The Belarusian Foreign Ministry has said it may formulate an adequate response after the United States slapped sanctions against four Belarus state-owned enterprises.
“The Belarusian side reserves the right to take adequate retaliatory actions,” Foreign Ministry spokesman Andrei Savinykh told the press on Friday. “We consider the actions of the US Treasury Department to be another missed opportunity to show common sense and abandon the confrontational track in our relations with the US,” the official said.
He also said that the US side’s actions were limited by the obsolete clichés that inevitably lead to a dead end and said that “in light of the continuing financial and budget crisis which is aggravated by the crisis of confidence between US society and the authorities, Washington continues to take measures that primarily hurt first the interests of those US businessmen who are engaged in a profitable cooperation with their Belarusian producers”.
The media reported on Thursday that the United States had imposed new economic sanctions against Belarusian enterprises as a punishment for the Belarusian government’s crackdown on the opposition. The affected enterprises were the Belshina tire factory, the Grodno Azot fertilizer manufacturer, the Grodno Khimvolokno fiber manufacturer, and the Naftan oil refinery, the State Department said. The sanctions forbid any US person or company from having business relations with the aforementioned Belarus producers and will freeze all assets the companies might have which fall under US jurisdiction.
“The sanctions are a response to the continued incarceration of political prisoners, the crackdown on political activists, journalists and civil society representatives,” State Department spokeswoman Victoria Nuland said.
Earlier this year the US imposed a visa ban on Belarusian President Aleksandr Lukashenko and several other state officials, while also ordering a freeze on their assets in the US.
Several European nations also banned top Belarus officials from entry, a move with has subsequently caused routine border related incidents. On Thursday Poland denied entry to the head of the Belarus Union of Music Composers and Lithuania closed its border to a Supreme Court judge and two members of parliament.

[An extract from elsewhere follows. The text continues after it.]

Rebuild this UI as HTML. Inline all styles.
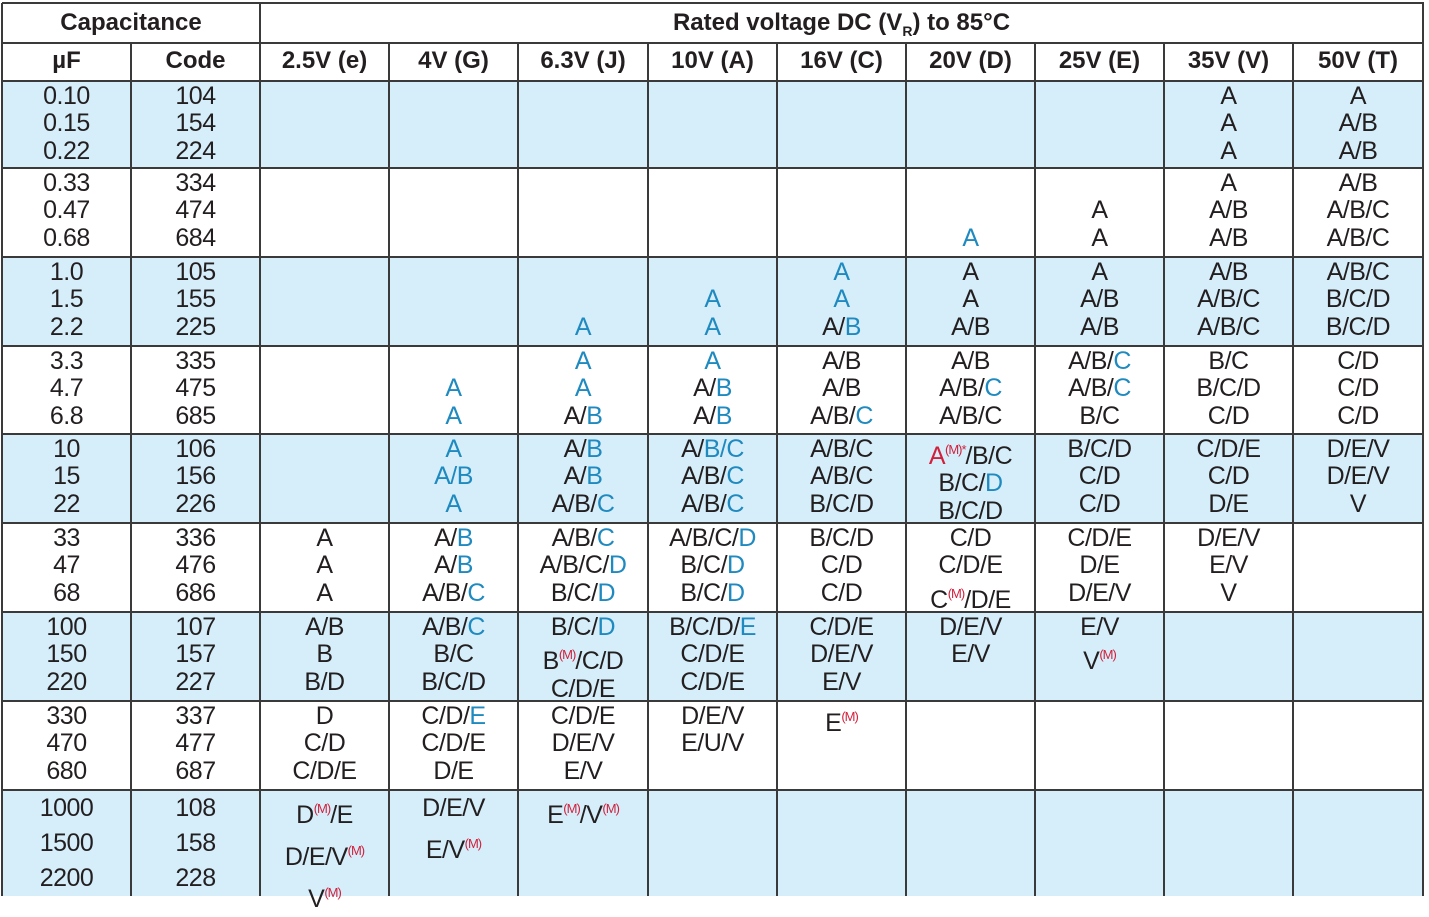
<!DOCTYPE html>
<html><head><meta charset="utf-8">
<style>
body{margin:0;width:1429px;height:896px;background:#fff;overflow:hidden;font-family:"Liberation Sans",sans-serif;color:#231f20;}
#t{position:absolute;left:0;top:0;width:1429px;height:896px;}
.bg{position:absolute;background:#d5eefa;}
.hl,.vl{position:absolute;background:#3a3a3a;}
.cell{position:absolute;text-align:center;font-size:25px;letter-spacing:-0.5px;}
.cell div{white-space:nowrap;}
.h{position:absolute;text-align:center;font-weight:bold;font-size:24px;line-height:38px;}
.b{color:#1f8ac0;}
.r{color:#d2203c;}
sup.m{color:#d2203c;font-size:13px;vertical-align:10px;letter-spacing:-1px;}
</style></head><body>
<div id="t">
<div class="h" style="left:2px;top:4px;width:258px;">Capacitance</div>
<div class="h" style="left:260px;top:4px;width:1163px;">Rated voltage DC (V<sub style="font-size:14px;">R</sub>) to 85°C</div>
</div>
<script>
const colX=[2,131,260,389,518,648,777,906,1035,1164,1293,1423];
const rowY=[3,43,81,168,257,346,434,523,612,701,790,896];
const headers=["µF","Code","2.5V (e)","4V (G)","6.3V (J)","10V (A)","16V (C)","20V (D)","25V (E)","35V (V)","50V (T)"];
const caps=[["0.10","0.15","0.22"],["0.33","0.47","0.68"],["1.0","1.5","2.2"],["3.3","4.7","6.8"],["10","15","22"],["33","47","68"],["100","150","220"],["330","470","680"],["1000","1500","2200"]];
const codes=[["104","154","224"],["334","474","684"],["105","155","225"],["335","475","685"],["106","156","226"],["336","476","686"],["107","157","227"],["337","477","687"],["108","158","228"]];
// {X}=blue, R{X}=red, ^=(M) superscript
const cases=[
[[],[],[],[],[],[],[],["A","A","A"],["A","A/B","A/B"]],
[[],[],[],[],[],["","","{A}"],["","A","A"],["A","A/B","A/B"],["A/B","A/B/C","A/B/C"]],
[[],[],["","","{A}"],["","{A}","{A}"],["{A}","{A}","A/{B}"],["A","A","A/B"],["A","A/B","A/B"],["A/B","A/B/C","A/B/C"],["A/B/C","B/C/D","B/C/D"]],
[[],["","{A}","{A}"],["{A}","{A}","A/{B}"],["{A}","A/{B}","A/{B}"],["A/B","A/B","A/B/{C}"],["A/B","A/B/{C}","A/B/C"],["A/B/{C}","A/B/{C}","B/C"],["B/C","B/C/D","C/D"],["C/D","C/D","C/D"]],
[[],["{A}","{A/B}","{A}"],["A/{B}","A/{B}","A/B/{C}"],["A/{B/C}","A/B/{C}","A/B/{C}"],["A/B/C","A/B/C","B/C/D"],["R{A}^*/B/C","B/C/{D}","B/C/D"],["B/C/D","C/D","C/D"],["C/D/E","C/D","D/E"],["D/E/V","D/E/V","V"]],
[["A","A","A"],["A/{B}","A/{B}","A/B/{C}"],["A/B/{C}","A/B/C/{D}","B/C/{D}"],["A/B/C/{D}","B/C/{D}","B/C/{D}"],["B/C/D","C/D","C/D"],["C/D","C/D/E","C^/D/E"],["C/D/E","D/E","D/E/V"],["D/E/V","E/V","V"],[]],
[["A/B","B","B/D"],["A/B/{C}","B/C","B/C/D"],["B/C/{D}","B^/C/D","C/D/E"],["B/C/D/{E}","C/D/E","C/D/E"],["C/D/E","D/E/V","E/V"],["D/E/V","E/V"],["E/V","V^"],[],[]],
[["D","C/D","C/D/E"],["C/D/{E}","C/D/E","D/E"],["C/D/E","D/E/V","E/V"],["D/E/V","E/U/V"],["E^"],[],[],[],[]],
[["D^/E","D/E/V^","V^"],["D/E/V","E/V^"],["E^/V^"],[],[],[],[],[],[]]
];
function fmt(s){
  return s.replace(/R\{([^}]*)\}/g,'<span class="r">$1</span>')
          .replace(/\{([^}]*)\}/g,'<span class="b">$1</span>')
          .replace(/\^\*/g,'<sup class="m">(M)*</sup>')
          .replace(/\^/g,'<sup class="m">(M)</sup>');
}
const T=document.getElementById('t');
// backgrounds
for(let g=0;g<9;g++){
  if(g%2===0){
    const d=document.createElement('div');d.className='bg';
    
    
    d.style.left=colX[0]+'px';d.style.top=rowY[g+2]+'px';
    d.style.width=(colX[11]-colX[0])+'px';d.style.height=(rowY[g+3]-rowY[g+2])+'px';
    T.appendChild(d);
  }
}
// header row
headers.forEach((h,i)=>{
  const d=document.createElement('div');d.className='h';
  
  
  d.style.left=colX[i]+'px';d.style.top='42px';d.style.width=(colX[i+1]-colX[i])+'px';
  d.textContent=h;T.appendChild(d);
});
function addCell(g,c,lines){
  const d=document.createElement('div');d.className='cell';
  
  
  const last=g===8;
  d.style.left=colX[c]+'px';d.style.width=(colX[c+1]-colX[c])+'px';
  d.style.top=(rowY[g+2]+(last?1:2))+'px';
  d.style.lineHeight=(last?35:27.3)+'px';
  d.innerHTML=lines.map(l=>'<div>'+(fmt(l)||'&nbsp;')+'</div>').join('');
  T.appendChild(d);
}
for(let g=0;g<9;g++){
  addCell(g,0,caps[g]);addCell(g,1,codes[g]);
  for(let c=0;c<9;c++){ if(cases[g][c].length) addCell(g,c+2,cases[g][c]); }
}
// lines
function hl(y,x1,x2,n){const d=document.createElement('div');d.className='hl';
  
  
  d.style.left=x1+'px';d.style.top=(y-1)+'px';d.style.width=(x2-x1+1)+'px';d.style.height='2px';T.appendChild(d);}
function vl(x,y1,y2,n){const d=document.createElement('div');d.className='vl';
  
  
  d.style.left=(x-1)+'px';d.style.top=y1+'px';d.style.width='2px';d.style.height=(y2-y1)+'px';T.appendChild(d);}
hl(3,2,1423,'top-border');
hl(43,2,1423,'header-divider');
for(let r=2;r<11;r++) hl(rowY[r],2,1423,'row-divider-'+r);
vl(2,3,896,'left-border');vl(1423,3,896,'right-border');
vl(260,3,896,'capacitance-divider');
vl(131,43,896,'code-divider');
for(let c=3;c<11;c++) vl(colX[c],43,896,'voltage-divider-'+c);
</script>
</body></html>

Belarusian authorities are acting tough on the political opposition who are claiming that the presidential elections in December 2010 were not held in accordance with democratic norms and should therefore be declared invalid. On the day of the election, thousands of protesters headed by presidential candidates who had lost the race to Lukashenko held a rally in the center of the Belarusian capital Minsk and tried to break into the building housing the elections committee. Law enforcers dispersed the protesters and arrested many of them. Several former presidential candidates later received prison sentences, with some receiving suspended sentences and others being forced to flee the country.
During the summer, the opposition vowed to held silent protests in Belarusian cities every Wednesday. Police systematically broke up the demonstrations and arrest the protesters for violating public order.